The banks have stated that their merger was one of equals. Yes, analysts have pointed out the downsides of abandoning two brands with significant equity and recognition (and of course, they aren’t wrong). But, with a merger of equals, there are downsides to adopting one or the other, such as consumers believing it was an aquisition (leading to complaints such as “As soon as BB&T was acquired by SunTrust, the customer service got really bad”), and frankly the loss of a logical opportunity to rethink your brand for the future.
And this is where investors don’t actually have much insight. SunTrust was clearly the more evocative of the original names, but as a shorter, coined name with a few different implications, in many respects Truist is better able to carry the company forward. Especially if the company plans to push the envelope of banking from a tech or user-experience perspective, Truist will feel more innovative than the previous names simply because it is new.
5) The logistical hurdles were surely immense.

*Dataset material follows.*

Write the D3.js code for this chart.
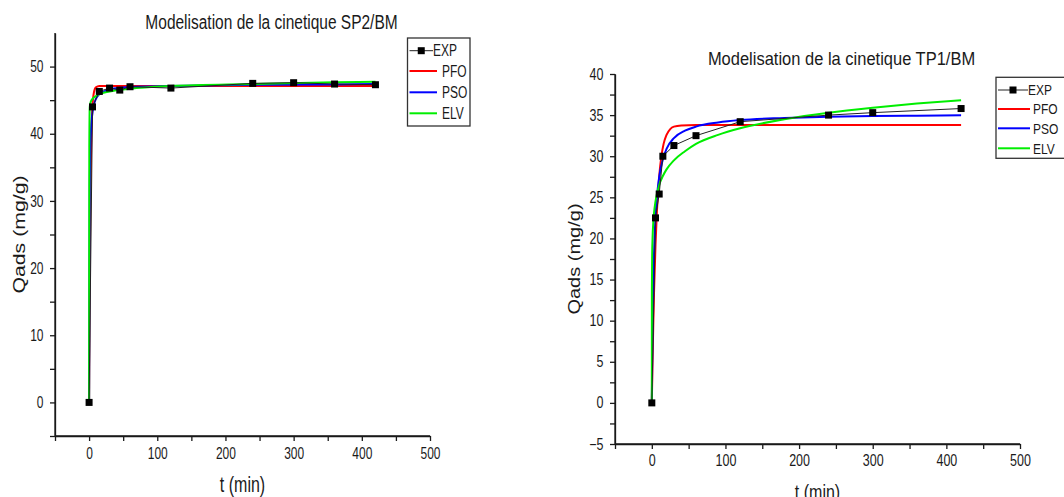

One thing that hasn’t been talked about in the news is that Truist probably faced about as many logistical, globalization, and trademark hurdles as possible for a naming project. We at Catchword have worked on many global corporate mergers naming projects, and from clearing the trademark around the world to finding the exact domain name to finding something that will satisfy two large and (potentially) opinionated groups of stakeholders from the two companies, the process is incredibly challenging.
Also worth noting is that Truliant (a credit union) is suing over the name, so Truist hasn’t cleared all the logistical hurdles yet. (I won’t speculate as to what the outcome of that suit will be. The company names don’t seem that similar to me. However, apparently Truliant has a number of trademarks derived from its name: Truliances, Truceratops, Truism, and more. So use of the tru word part is really what the infringement claim hinges upon.)
6) The name does what it needs to do.
Look, the name of a large financial institution doesn’t need to be Shakespearean in its artfulness—in fact, it shouldn’t be. The name should sound sturdy and trustworthy (and often all you need for that is some hard consonants and a deeper vowel), should have some element of originality or freshness, and should convey some meaning at first glance.
That is not to say that any old name will do or that the process is anything but difficult. And that is also not to say that Truist couldn’t be better. But consumer expectations and vague ideas about how a brand name should sound are usually wildly different from the reality of a successful company name.